Clearly. Since making the switch from manager to artist, Jeezy has released a series of hits including “Soul Survivor” and “Lose My Mind.” And while he’s still busy making music (his newest album, “Trap or Die 3,” was released in October), he’s also started to refocus on the business-side of things. Already, this includes his own online merchandise shop, a soon-to-launch marketing shop called 99 Agency that will work with entertainers, athletes, and brands, plus real estate investments in Atlanta. Jeezy also has a gig as an adviser to Avi?n Tequila, where he helps the tequila brand reach multicultural consumers.
On Jan. 5, Jeezy was honored for, among other accomplishments, his “entrepreneurship” at a New York City event hosted by event curator and entrepreneur Marcus Damas and media strategist Karen Civil.
In a conversation with Fortune, Jeezy reflects on his time in the music industry, discusses some of the mistakes he’s made over the years, and shares the best business advice he’s received.
This Q&A has been edited for grammar and clarity.
What were some of the lessons you learned from your upbringing that help you in business today? [Jeezy, who was raised by an alcoholic, single mother in Atlanta, started dealing drugs at age 11, as detailed in the 2011 documentary Hustlaz Ambition.]
Jeezy: Just the morals of it. The integrity of it. The hunger. At the end of the day, you’re making something out of nothing — the hunger is different. I had to be very disciplined. And I think everything I learned from the streets and from my upbringing is the reason I could be successful.
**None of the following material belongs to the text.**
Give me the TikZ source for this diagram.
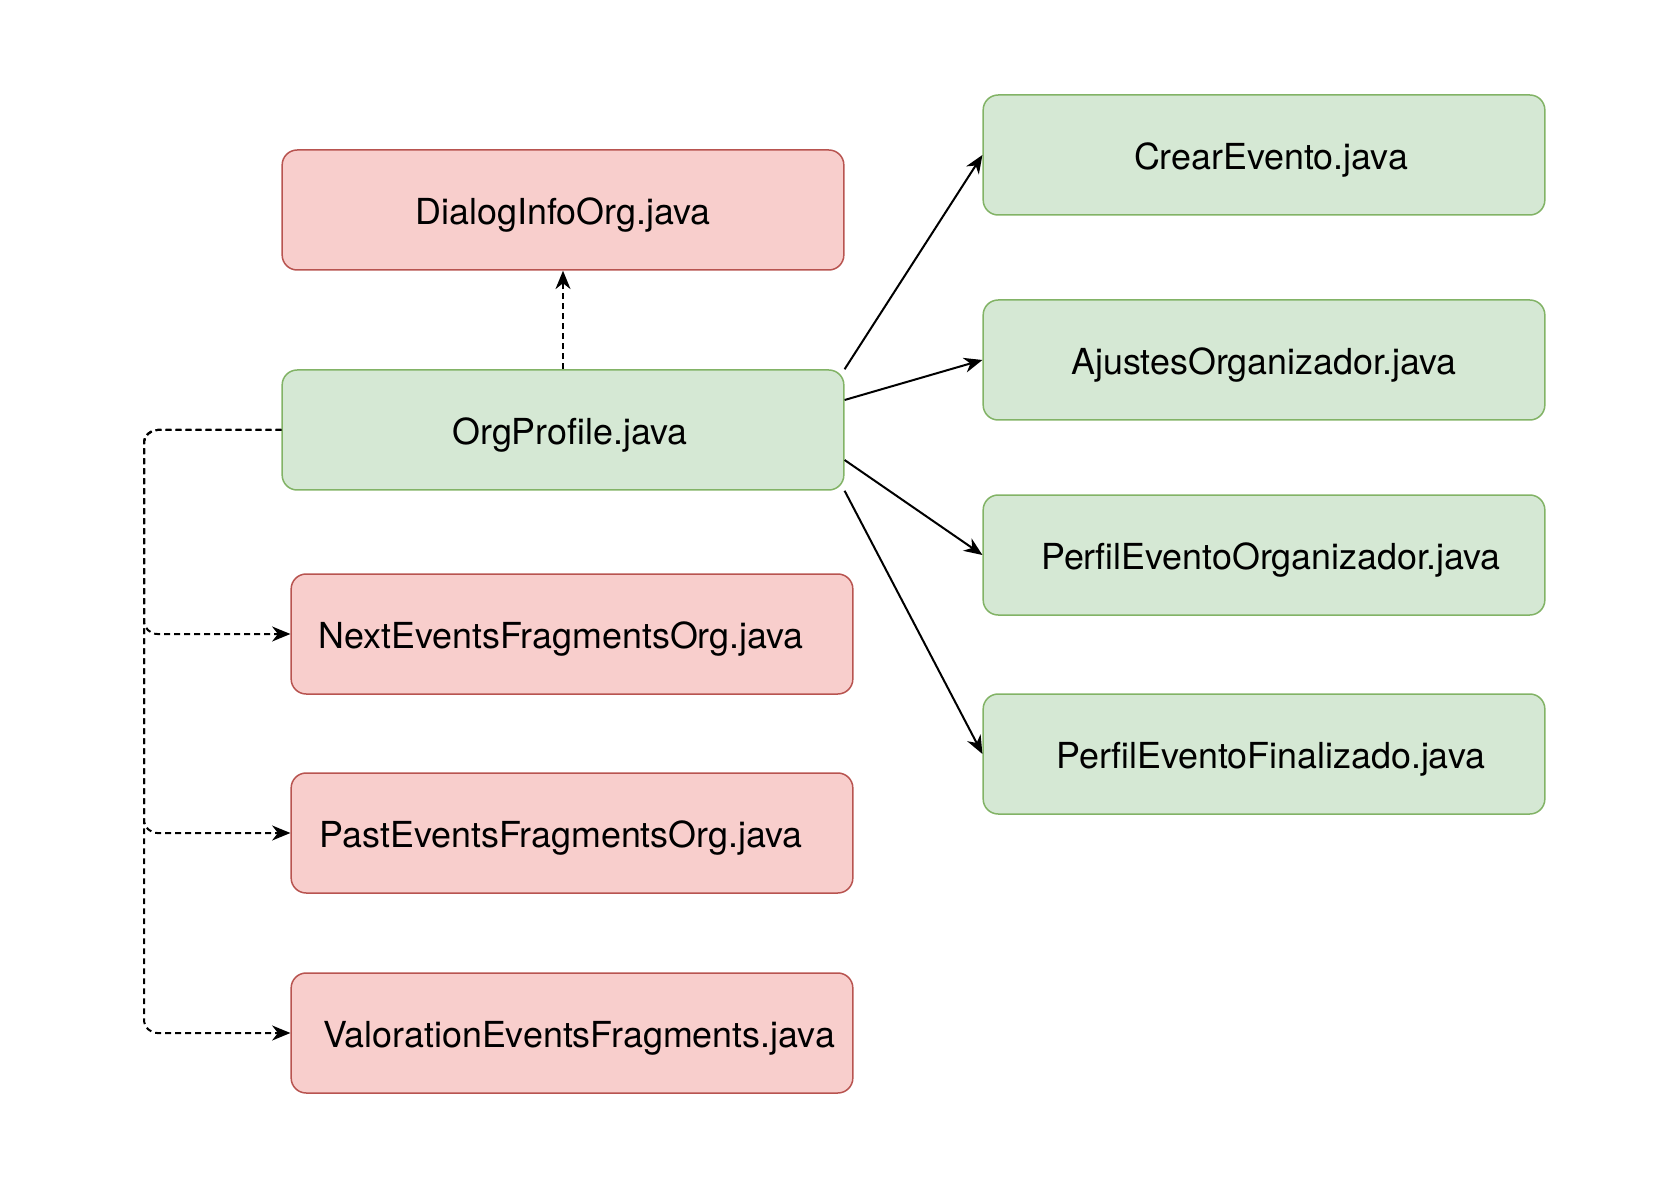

What were some big mistakes you made when you first started?
Jeezy: Not taking the time to learn the ins and outs of the industry because I was busy doing other things, so I just took people’s word. And over time, you understand that you can’t put the type of responsibility on other people that you can put on yourself. You can always believe in yourself.
Tell me about your current business ventures.
Jeezy: I’m very big in real estate right now. We recently opened up a 6-story compound studio in Atlanta. Anywhere from partnering with high-end restaurants in Atlanta to [working with] Avi?n Tequila. Anything that you can think of that has something to do with my lifestyle.
What’s the best business advice you’ve ever received?
Jeezy: Never be scared to invest in yourself. You can’t be scared to lose. You have to see longevity in things. You’ve always got to be planning your next move. It’s not about the last 10 years, it’s about the next 10 years.
Would you rather be known as an artist or an entrepreneur?
Jeezy: I would rather be known for who I am — one of the greatest hustlers there’s ever been.